My son (6 years old) shot this button today. Used my 44 and flat out dropped him in his tracks.

Very proud, as this was a very trying season. Last year he managed a doe ( crossbow), 9 point (youth gun), monster gobbler (youth turkey)...all at 5 years old. This fall we had plenty of does early season, but could just never get them close enough for his crossbow (atleast in shooting light). Youth season brought strep throat (no hunting). Monday he shot and nicked a small basket (buck fever). Only saw two on Monday (long day!)

Today wasn't much different! This was the only deer we saw, and it wasn't until 2pm. Made a great double lung shot.

This season taught him what hunting is all about... persistents and patience!

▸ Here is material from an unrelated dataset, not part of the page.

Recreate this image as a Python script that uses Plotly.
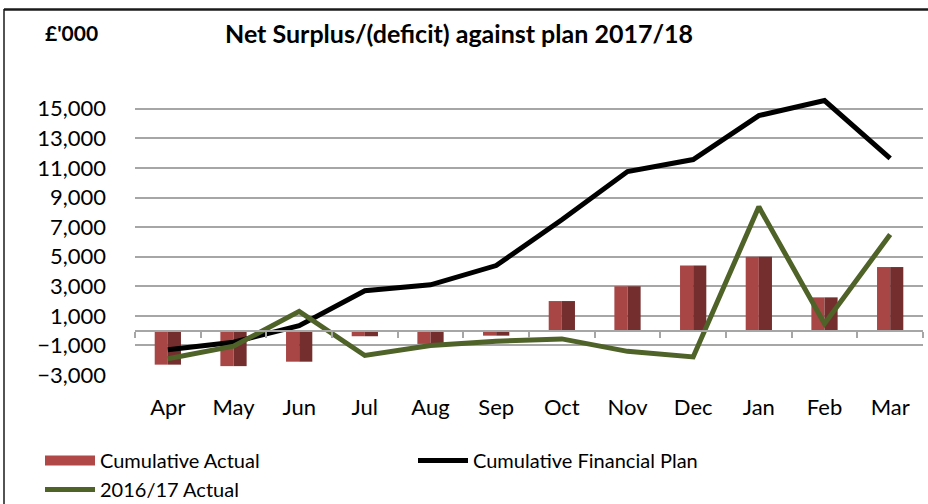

Good luck the rest of the season all!


----------



## Shad Rap (Nov 10, 2010)

Wow...thats really cool.


----------



## fishgig (Mar 14, 2010)

Good looking deer . Congrats to both of you!


----------



## fireline (Jun 14, 2007)

Congratulations, Great story.


----------



## bobk (Apr 30, 2004)

Very nice. Special times right there. Congratulations to father and son.


----------



## SelfTaught (Mar 27, 2014)

That's awesome! Very accomplished young man already in the outdoor world. Keep it up dad!


----------



## Networthy (Dec 22, 2008)

Way to get involved! Memories like that last a lifetime. I love spending turkey season with my daughter.


----------



## kernal83 (Mar 25, 2005)

Great picture too!


----------



## Saugeyefisher (Jul 19, 2010)

Great job father an son!!!


----------



## Shortdrift (Apr 5, 2004)

The lessons learned from this season will serve him well through the years. Congratulations to him and thankboth of you for sharing you experience.


----------



## fastwater (Apr 1, 2014)

Memories of a lifetime.
Congrats to the both of you.


----------